Let's start there. I'd like to hear your answer.

Posted by: drublood at March 6, 2006 3:46 PM

I don't believe in the concept of race. Yet believe racism is a problem. This is not a contradiction.

A person who doesn't believe in God can acknowedge the difficulty with religion. This does not mean s/he must embrace the belief.

I don't understand your insistance I'm in denial. Denial of what in particular. I just acknowledged the patriarchy. I don't need to embrace gender to see how some people unfortunately do.

Posted by: APerson at March 6, 2006 4:04 PM

I asked a specific question, and did not get an answer. I'll ask it again:

"I don't believe it is possible to not be affected by gender at all. You are immersed in it!

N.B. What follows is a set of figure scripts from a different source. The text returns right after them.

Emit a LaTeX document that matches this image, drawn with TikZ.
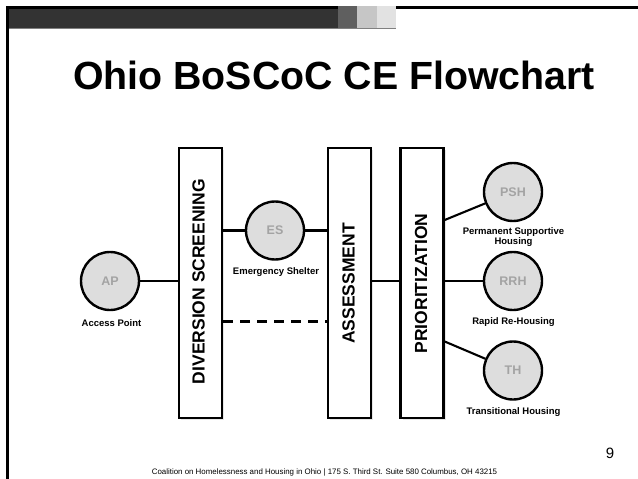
\documentclass[tikz,border=0pt]{standalone}
\usepackage{fontspec}
\setmainfont{Liberation Sans}
\usetikzlibrary{shadows,calc}

\definecolor{bardark}{HTML}{333333}
\definecolor{barmid}{HTML}{5F5F5F}
\definecolor{barlight}{HTML}{C6C6C6}
\definecolor{barpale}{HTML}{E2E2E2}
\definecolor{dotfill}{HTML}{DDDDDD}
\definecolor{dottext}{HTML}{A3A3A3}

\tikzset{
  stage/.style={draw, line width=2.4pt, fill=white, minimum width=43pt, minimum height=270pt,
    inner sep=0pt, drop shadow={shadow xshift=2pt, shadow yshift=-2pt, opacity=.2}},
  stagetext/.style={rotate=90, inner sep=0pt, font=\bfseries\fontsize{17.5}{17.5}\selectfont},
  program/.style={circle, draw, line width=2.4pt, fill=dotfill, minimum size=58pt, inner sep=0pt,
    text=dottext, font=\bfseries\fontsize{12.5}{12.5}\selectfont},
  caption/.style={align=center, inner sep=0pt, font=\bfseries\fontsize{9.5}{10}\selectfont},
  link/.style={line width=2.1pt},
}

\begin{document}
\begin{tikzpicture}[x=1pt,y=-1pt]
\useasboundingbox (0,0) rectangle (638,479);

% slide frame
\fill[black] (6,6) rectangle (638,9);
\fill[black] (6,6) rectangle (8.5,479);
\fill[bardark] (8.5,9) rectangle (338,28);
\fill[barmid] (338,6) rectangle (357,28);
\fill[barlight] (357,6) rectangle (377,28);
\fill[barpale] (377,6) rectangle (396,28);
\fill[gray] (8.5,28) rectangle (396,29);

\node[anchor=base, font=\bfseries\fontsize{39.3}{40}\selectfont] (title) at (334,89) {Ohio BoSCoC CE Flowchart};

% stages
\node[stage] (div) at (200.5,283) {};
\node[stage] (asmt) at (349.5,283) {};
\node[stage] (prio) at (422,283) {};
\node[stagetext] (divtext) at (198.5,281.5) {DIVERSION SCREENING};
\node[stagetext] (asmttext) at (348.5,283.5) {ASSESSMENT};
\node[stagetext] (priotext) at (421,283.5) {PRIORITIZATION};

% programs
\node[program] (ap) at (110,281) {AP};
\node[program] (es) at (275,230.5) {ES};
\node[program] (psh) at (513,192) {PSH};
\node[program] (rrh) at (513,281) {RRH};
\node[program] (th) at (513,370.5) {TH};

\node[caption] (apcap) at (111.5,323) {Access Point};
\node[caption] (escap) at (276,272.5) {Emergency Shelter};
\node[caption] (pshcap) at (513.5,237.5) {Permanent Supportive\\Housing};
\node[caption] (rrhcap) at (513.5,322.5) {Rapid Re-Housing};
\node[caption] (thcap) at (513.5,412.5) {Transitional Housing};

% connectors
\draw[link] (ap) -- (ap -| div.west);
\draw[link] (es -| div.east) -- (es);
\draw[link] (es) -- (es -| asmt.west);
\draw[link, dash pattern=on 10pt off 7pt] ($(div.east)+(0,38.5)$) -- ($(asmt.west)+(0,38.5)$);
\draw[link] (rrh -| asmt.east) -- (rrh -| prio.west);
\draw[link] ($(prio.east)+(0,-63)$) -- (psh);
\draw[link] (rrh -| prio.east) -- (rrh);
\draw[link] ($(prio.east)+(0,58.5)$) -- (th);

% footer
\node[anchor=base, font=\fontsize{7.9}{8}\selectfont] (footer) at (324.5,474) {Coalition on Homelessness and Housing in Ohio | 175 S. Third St. Suite 580 Columbus, OH 43215};
\node[anchor=base, font=\fontsize{15}{15}\selectfont] (pageno) at (610,458) {9};
\end{tikzpicture}
\end{document}
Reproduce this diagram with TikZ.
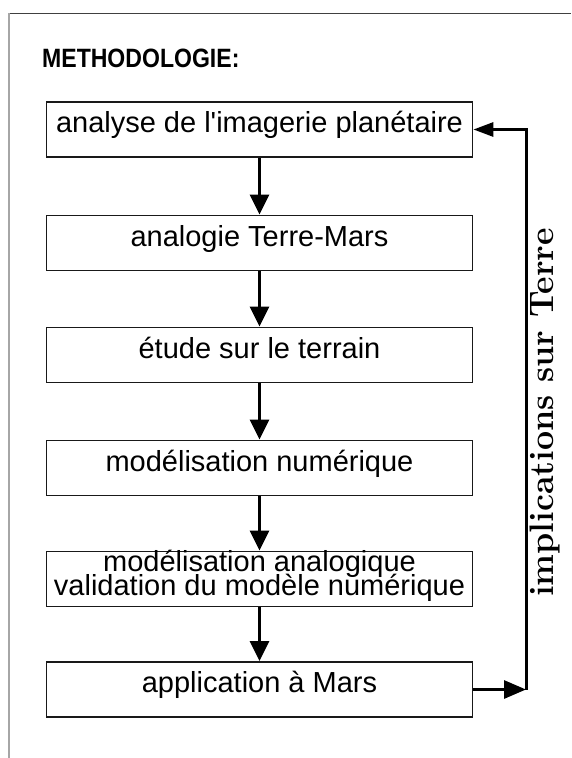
\documentclass[tikz,border=0pt]{standalone}
\usepackage{fontspec}
\newfontfamily\arial{Liberation Sans}
\usetikzlibrary{arrows.meta}
\tikzset{
  box/.style={draw=black!90, line width=1.8pt, minimum width=426pt, minimum height=55pt,
    inner sep=0pt, font=\arial\fontsize{29}{23.5}\selectfont, text height=15pt, text depth=9pt},
  txt/.style={inner sep=0pt, font=\arial\fontsize{29}{23.5}\selectfont},
  flow/.style={line width=3pt, -{Triangle[length=20pt,width=19pt]}},
  fbline/.style={line width=3pt},
  fbtip/.style={line width=3pt, -{Triangle[length=20pt,width=14pt]}},
  fbtipb/.style={line width=3pt, -{Triangle[length=22pt,width=18pt]}},
}
\begin{document}
\begin{tikzpicture}[x=1pt,y=-1pt]
\useasboundingbox[fill=white] (0,0) rectangle (571,758);
% frame lines
\draw[line width=1pt, black!75] (9,13) -- (571,13);
\draw[line width=1.5pt, black!35] (9,13) -- (9,758);
% title
\node[inner sep=0pt, anchor=base west, xscale=0.87, font=\arial\bfseries\fontsize{26.5}{30}\selectfont] (title) at (42,67) {METHODOLOGIE:};
% boxes
\node[box] (b1) at (259.5,129.5) {analyse de l'imagerie planétaire};
\node[box] (b2) at (259.5,243) {analogie Terre-Mars};
\node[box] (b3) at (259.5,355) {étude sur le terrain};
\node[box] (b4) at (259.5,468) {modélisation numérique};
\node[box] (b5) at (259.5,579) {};
\node[txt, anchor=base] (b5a) at (259.5,571.7) {modélisation analogique};
\node[txt, anchor=base] (b5b) at (259.5,595) {validation du modèle numérique};
\node[box] (b6) at (259.5,689.5) {application à Mars};
% flow arrows
\draw[flow] (b1) -- (b2);
\draw[flow] (b2) -- (b3);
\draw[flow] (b3) -- (b4);
\draw[flow] (b4) -- (b5);
\draw[flow] (b5) -- (b6);
% feedback loop
\coordinate (fbb) at (526,689.5);
\coordinate (fbt) at (526,129.5);
\draw[fbtipb] (b6.east) -- (fbb);
\draw[fbtip, line join=miter] (fbb) -- (fbt) -- (b1.east);
% label
\node[rotate=90, inner sep=0pt, font=\bfseries\fontsize{34}{34}\selectfont] (lab) at (544.5,412.5) {implications sur Terre};
\end{tikzpicture}
\end{document}
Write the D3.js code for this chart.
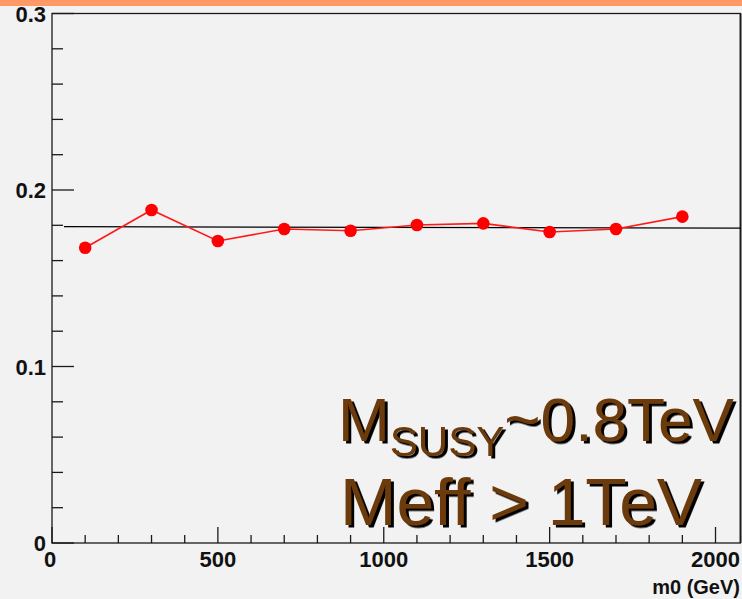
<!DOCTYPE html>
<html>
<head>
<meta charset="utf-8">
<script src="https://cdn.jsdelivr.net/npm/d3@7"></script>
<style>
  html, body { margin: 0; padding: 0; background: #f2f2f2; }
  svg { display: block; }
</style>
</head>
<body>
<script>
// ---- data ----
const m0Values = [100, 300, 500, 700, 900, 1100, 1300, 1500, 1700, 1900];
const ratioValues = [0.1673, 0.1887, 0.1711, 0.1779, 0.1769, 0.1802, 0.1811, 0.1762, 0.1779, 0.1849];
const fitX = [36, 2075];
const fitY = [0.1792, 0.1784];
const xTickLabels = [0, 500, 1000, 1500, 2000];
const yTickLabels = [0, 0.1, 0.2, 0.3];
const xDomain = [0, 2075];
const yDomain = [0, 0.3];

const W = 742, H = 599;
const L = 52, R = 740.4, T = 13.5, B = 543;

const svg = d3.select("body").append("svg").attr("width", W).attr("height", H);
svg.append("rect").attr("width", W).attr("height", H).attr("fill", "#f2f2f2");

const defs = svg.append("defs");
const f = defs.append("filter").attr("id", "shadow")
  .attr("x", "-5%").attr("y", "-5%").attr("width", "115%").attr("height", "120%");
f.append("feDropShadow").attr("dx", 3).attr("dy", 2.5).attr("stdDeviation", 0.3)
  .attr("flood-color", "#000").attr("flood-opacity", 1);

const x = d3.scaleLinear().domain(xDomain).range([L, R]);
const y = d3.scaleLinear().domain(yDomain).range([B, T]);

// frame
svg.append("rect").attr("x", R - 1).attr("y", T).attr("width", 2.6).attr("height", B - T)
  .attr("fill", "#8a8a8a");
svg.append("rect").attr("x", L).attr("y", T).attr("width", R - L).attr("height", B - T)
  .attr("fill", "none").attr("stroke", "#1a1a1a").attr("stroke-width", 1.3);

// axes ticks
const xMajor = d3.range(0, 2001, 500);
const xMinor = d3.range(0, 2075, 100).filter(v => v % 500 !== 0);
const yMajor = d3.range(0, 0.301, 0.1);
const yMinor = d3.range(0.02, 0.3, 0.02).filter(v => Math.abs(v * 10 - Math.round(v * 10)) > 1e-6);

const g = svg.append("g").attr("stroke", "#1a1a1a").attr("stroke-width", 1.3);
g.selectAll(".xM").data(xMajor).join("line")
  .attr("x1", d => x(d)).attr("x2", d => x(d)).attr("y1", B).attr("y2", B - 16);
g.selectAll(".xm").data(xMinor).join("line")
  .attr("x1", d => x(d)).attr("x2", d => x(d)).attr("y1", B).attr("y2", B - 8);
g.selectAll(".yM").data(yMajor).join("line")
  .attr("x1", L).attr("x2", L + 22).attr("y1", d => y(d)).attr("y2", d => y(d));
g.selectAll(".ym").data(yMinor).join("line")
  .attr("x1", L).attr("x2", L + 11).attr("y1", d => y(d)).attr("y2", d => y(d));

// tick labels
const lblFont = "'Liberation Sans', Arial, sans-serif";
svg.selectAll(".xl").data(xTickLabels).join("text")
  .attr("x", d => x(d) - (d === 0 ? 2 : 0)).attr("y", 567)
  .attr("text-anchor", "middle").attr("font-family", lblFont).attr("font-weight", "bold")
  .attr("font-size", 22).attr("fill", "#111").text(d => d);
svg.selectAll(".yl").data(yTickLabels).join("text")
  .attr("x", 46).attr("y", d => y(d) + 8)
  .attr("text-anchor", "end").attr("font-family", lblFont).attr("font-weight", "bold")
  .attr("font-size", 22).attr("fill", "#111").text(d => d === 0 ? "0" : d.toFixed(1));
svg.append("text").attr("x", 740).attr("y", 594).attr("text-anchor", "end")
  .attr("font-family", lblFont).attr("font-weight", "bold").attr("font-size", 20)
  .attr("fill", "#111").text("m0 (GeV)");

// fit line
svg.append("line")
  .attr("x1", x(fitX[0])).attr("x2", x(fitX[1]))
  .attr("y1", y(fitY[0])).attr("y2", y(fitY[1]))
  .attr("stroke", "#000").attr("stroke-width", 1.2);

// data line and markers
const pts = m0Values.map((v, i) => [v, ratioValues[i]]);
svg.append("path").datum(pts)
  .attr("d", d3.line().x(d => x(d[0])).y(d => y(d[1])))
  .attr("fill", "none").attr("stroke", "#ff1a1a").attr("stroke-width", 1.6);
svg.selectAll(".pt").data(pts).join("circle")
  .attr("cx", d => x(d[0])).attr("cy", d => y(d[1])).attr("r", 6.3)
  .attr("fill", "#ff0000");

// annotation text (brown with black shadow)
const annFont = "'Liberation Sans', Arial, sans-serif";
const brown = "#6c3a08";
const t1 = svg.append("text").attr("x", 338).attr("y", 441)
  .attr("font-family", annFont).attr("font-size", 62).attr("fill", brown)
  .attr("filter", "url(#shadow)")
  .attr("textLength", 396).attr("lengthAdjust", "spacingAndGlyphs");
t1.append("tspan").text("M");
t1.append("tspan").attr("dy", 15).attr("font-size", 42).text("SUSY");
t1.append("tspan").attr("dy", -15).text("~0.8TeV");

svg.append("text").attr("x", 340).attr("y", 525)
  .attr("font-family", annFont).attr("font-size", 66).attr("fill", brown)
  .attr("filter", "url(#shadow)")
  .attr("textLength", 362).attr("lengthAdjust", "spacingAndGlyphs")
  .text("Meff > 1TeV");

// top orange strip (banner of the slide)
svg.append("rect").attr("x", 0).attr("y", 0).attr("width", W).attr("height", 6).attr("fill", "#ff9a66");
</script>
</body>
</html>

It's all around you! How can it not affect you? And why YOU?"

Posted by: drublood at March 6, 2006 4:17 PM

"Gender roles enslave us all."

I am part of all. If not, I'd be indifferent to this issue. Some will choose to look down upon others when they don't comply with social "norms".

Even though we disagree.. I frankly can't see the point of continuing this discussion, unless you believe I'm sincere. I believe you are sincere in your view, despite me not seeing it the way you do.

Peace.

Posted by: APerson at March 6, 2006 4:31 PM

That's fine, but I'm sitting here sort of wondering what your point was in the first place. I don't know if you didn't have one, or if it got lost in all of that circular talking...or what.